Jordan Bardella, Le Pen’s protégé and a potential stand-in candidate, took to social media, decrying the verdict as an attack on both Le Pen and French democracy itself. European hard-right figures, like Hungary’s Prime Minister Viktor Orban, echoed his outrage, with Orban proclaiming, “I am Marine!” Meanwhile, centrist lawmaker Sacha Houlié countered, “Are we so broken as a society that we’re offended by the simple enforcement of justice?”
Le Pen, a fierce anti-immigration nationalist with three unsuccessful presidential runs under her belt, stormed out of the courtroom looking shaken, muttering “unbelievable” as the sentence was still being read. Ignoring the swarm of cameras outside, she’s slated to address the nation on French TV later Monday night. Despite claiming calm before the trial, her demeanor suggested anything but.
A poll from Sunday pegged Le Pen at 34% to 37% for 2027—over 10 points ahead of her closest competitor—while President Emmanuel Macron, barred by term limits, can’t run again. Le Pen has fiercely denied the charges, which stem from allegations that her National Rally party misused millions in European Parliament funds from 2004 to 2016. The court handed her a four-year prison term, with two years suspended and the rest potentially served under house arrest, plus a $108,000 fine.
The political ban takes effect immediately, meaning only a successful appeal before the 2027 candidacy deadline could get her back in the race—a tall order given France’s sluggish appeals process.
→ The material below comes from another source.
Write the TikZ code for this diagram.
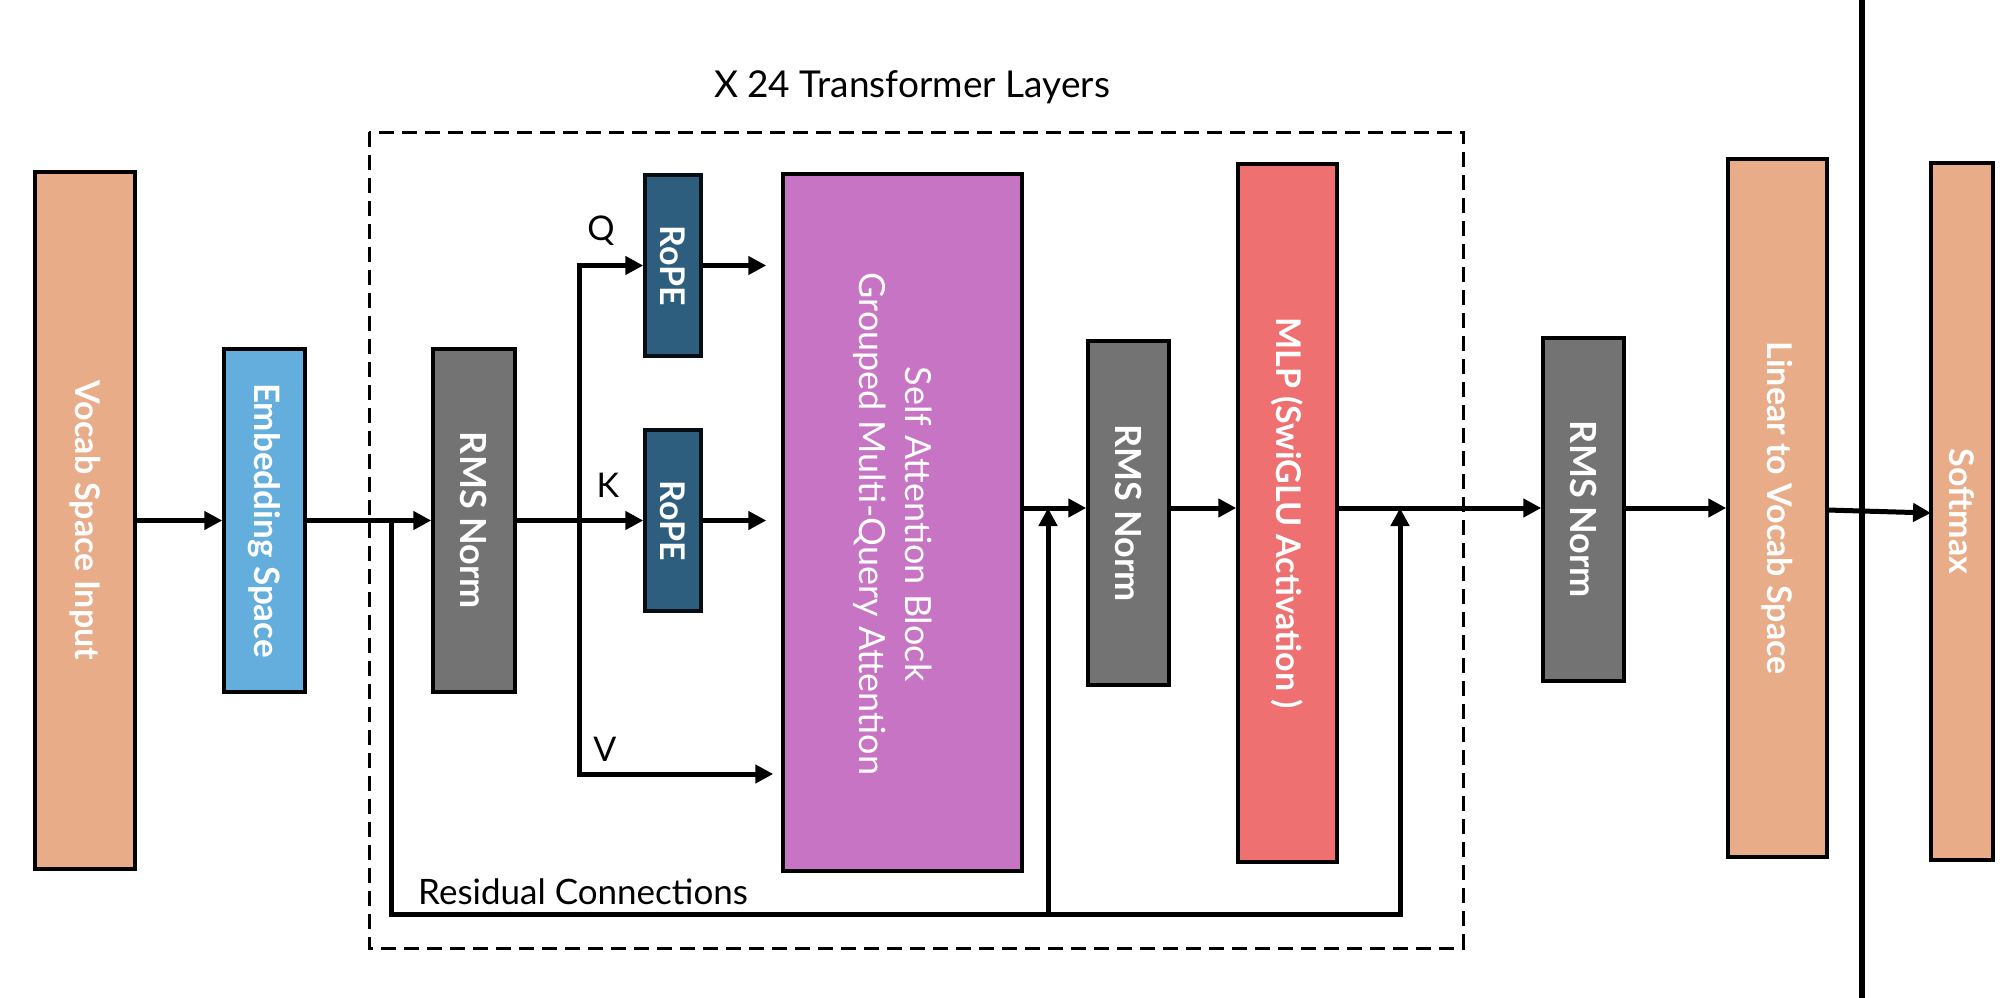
\documentclass[tikz,border=0pt]{standalone}
\usepackage{fontspec}
\setmainfont{Lato}
\usetikzlibrary{arrows.meta}
\definecolor{salmon}{HTML}{E8AC88}
\definecolor{embblue}{HTML}{63AEDC}
\definecolor{rmsgray}{HTML}{737373}
\definecolor{ropeblue}{HTML}{2E5E7E}
\definecolor{attpink}{HTML}{C774C4}
\definecolor{mlpred}{HTML}{EF7070}
\tikzset{
  blk/.style={draw=black, line width=3.5pt, inner sep=0pt, text=white,
    font=\bfseries\fontsize{34}{40}\selectfont},
  bigtxt/.style={font=\bfseries\fontsize{36}{42}\selectfont},
  conn/.style={line width=5pt},
  arr/.style={line width=5pt, -{Triangle[length=18pt,width=18pt]}},
  lbl/.style={font=\fontsize{34}{40}\selectfont, inner sep=0pt, anchor=base},
}
\begin{document}
\begin{tikzpicture}[x=1pt,y=-1pt]
\useasboundingbox (0,0) rectangle (2016,998);
% frame of the repeated layers
\draw[line width=3pt, dash pattern=on 15pt off 8pt] (369,132) rectangle (1463,948);
\node[lbl, font=\fontsize{37}{42}\selectfont] (title) at (912,97) {X 24 Transformer Layers};
% separator
\coordinate (septop) at (1862,0);
\coordinate (sepbot) at (1862,998);
\draw[line width=5.5pt] (septop) -- (sepbot);
% blocks
\node[blk, fill=salmon, minimum width=100pt, minimum height=697pt] (vocab) at (85,520.5) {\rotatebox{-90}{Vocab Space Input}};
\node[blk, bigtxt, font=\bfseries\fontsize{35}{40}\selectfont, fill=embblue, minimum width=81pt, minimum height=343pt] (emb) at (264.5,520.5) {\rotatebox{-90}{Embedding Space}};
\node[blk, bigtxt, fill=rmsgray, minimum width=82pt, minimum height=343pt] (rms1) at (474,520.5) {\rotatebox{-90}{RMS Norm}};
\node[blk, fill=ropeblue, draw=black!85!ropeblue, minimum width=56pt, minimum height=181pt] (rope1) at (673,265.5) {\rotatebox{-90}{RoPE}};
\node[blk, fill=ropeblue, draw=black!85!ropeblue, minimum width=56pt, minimum height=181pt] (rope2) at (673,520.5) {\rotatebox{-90}{RoPE}};
\node[blk, fill=attpink, minimum width=239pt, minimum height=697pt] (att) at (902.5,522.5) {};
\node[rotate=-90, align=center, text=white, inner sep=0pt, font=\fontsize{36}{46}\selectfont] (atttxt) at (893,524) {Self Attention Block\\Grouped Multi-Query Attention};
\node[blk, bigtxt, fill=rmsgray, minimum width=81pt, minimum height=344pt] (rms2) at (1128.5,513) {\rotatebox{-90}{RMS Norm}};
\node[blk, fill=mlpred, minimum width=99pt, minimum height=698pt] (mlp) at (1287.5,513) {\rotatebox{-90}{MLP (SwiGLU Activation )}};
\node[blk, bigtxt, fill=rmsgray, minimum width=81pt, minimum height=343pt] (rms3) at (1583.5,509.5) {\rotatebox{-90}{RMS Norm}};
\node[blk, fill=salmon, minimum width=99pt, minimum height=698pt] (lin) at (1777.5,508) {\rotatebox{-90}{Linear to Vocab Space}};
\node[blk, fill=salmon, minimum width=62pt, minimum height=697pt] (soft) at (1962,511.5) {\rotatebox{-90}{Softmax}};
% labels
\node[lbl] (qlab) at (601,240) {Q};
\node[lbl] (klab) at (608,497) {K};
\node[lbl] (vlab) at (605,761) {V};
\node[lbl, anchor=base west, font=\fontsize{35}{40}\selectfont] (reslab) at (418,904) {Residual Connections};
% helper coordinates
\coordinate (r0) at (391,520.5);
\coordinate (rb) at (391,914);
\coordinate (ra) at (1048,914);
\coordinate (rc) at (1400,914);
\coordinate (ua) at (1048,508);
\coordinate (uc) at (1400,508);
\coordinate (sq) at (579,265.5);
\coordinate (sv) at (579,774);
\coordinate (lo) at (1827,510);
\coordinate (si) at (1931,513);
% main path
\draw[arr] (vocab.east) -- (emb.west);
\draw[arr] (emb.east) -- (rms1.west);
\draw[arr] (rms1.east) -- (rope2.west);
\draw[conn] (sv) -- ([yshift=-2.5pt]sq);
\draw[arr] ([xshift=-2.5pt]sq) -- (rope1.west);
\draw[arr] ([xshift=-2.5pt]sv) -- ([xshift=-8pt]att.west |- sv);
\draw[arr] (rope1.east) -- ([xshift=-15pt]att.west |- rope1.east);
\draw[arr] (rope2.east) -- ([xshift=-15pt]att.west |- rope2.east);
\draw[arr] (att.east |- ua) -- (rms2.west |- ua);
\draw[arr] (rms2.east |- ua) -- (mlp.west |- ua);
\draw[arr] (mlp.east |- uc) -- (rms3.west |- uc);
\draw[arr] (rms3.east |- uc) -- (lin.west |- uc);
\draw[arr] (lo) -- (si);
% residual connections
\draw[conn, line join=miter] (r0) -- (rb) -- ([xshift=2.5pt]rc);
\draw[arr] (ra) -- (ua);
\draw[arr] ([yshift=2.5pt]rc) -- (uc);
\end{tikzpicture}
\end{document}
Even if she secures a retrial, overturning the prosecution’s case is no sure bet. Judge Bénédicte de Perthuis admitted that barring a politician who might later win an appeal raises questions of fairness, but insisted the severity of the offense and Le Pen’s refusal to own up to it justified the disqualification. “Elected officials aren’t above the law,” she emphasized.
The decision could spark chaos if Le Pen rails against France’s shaky government or if public fury erupts. The government barely passed a budget this year and remains vulnerable to a no-confidence vote in the National Assembly, where Le Pen’s party holds the most seats. While the verdict doesn’t strip her current legislative seat, she’d be ineligible to run in snap elections—something Macron might call, as he did last year, amid the assembly’s deadlock.
Le Pen and her party were accused of pocketing nearly $5 million in European Parliament funds over a decade, a scandal that didn’t stop the National Rally’s climb from the political margins to mainstream power. She’s worked to overhaul the party—founded in 1972 by her father, Jean-Marie Le Pen—shedding its antisemitic and racist past, though its hardline stance on crime and immigration remains unshaken. The court found Le Pen “central” to a scheme that misused European funds, channeling money meant for parliamentary assistants into party work unrelated to EU duties during her 2004-2017 tenure as a European lawmaker.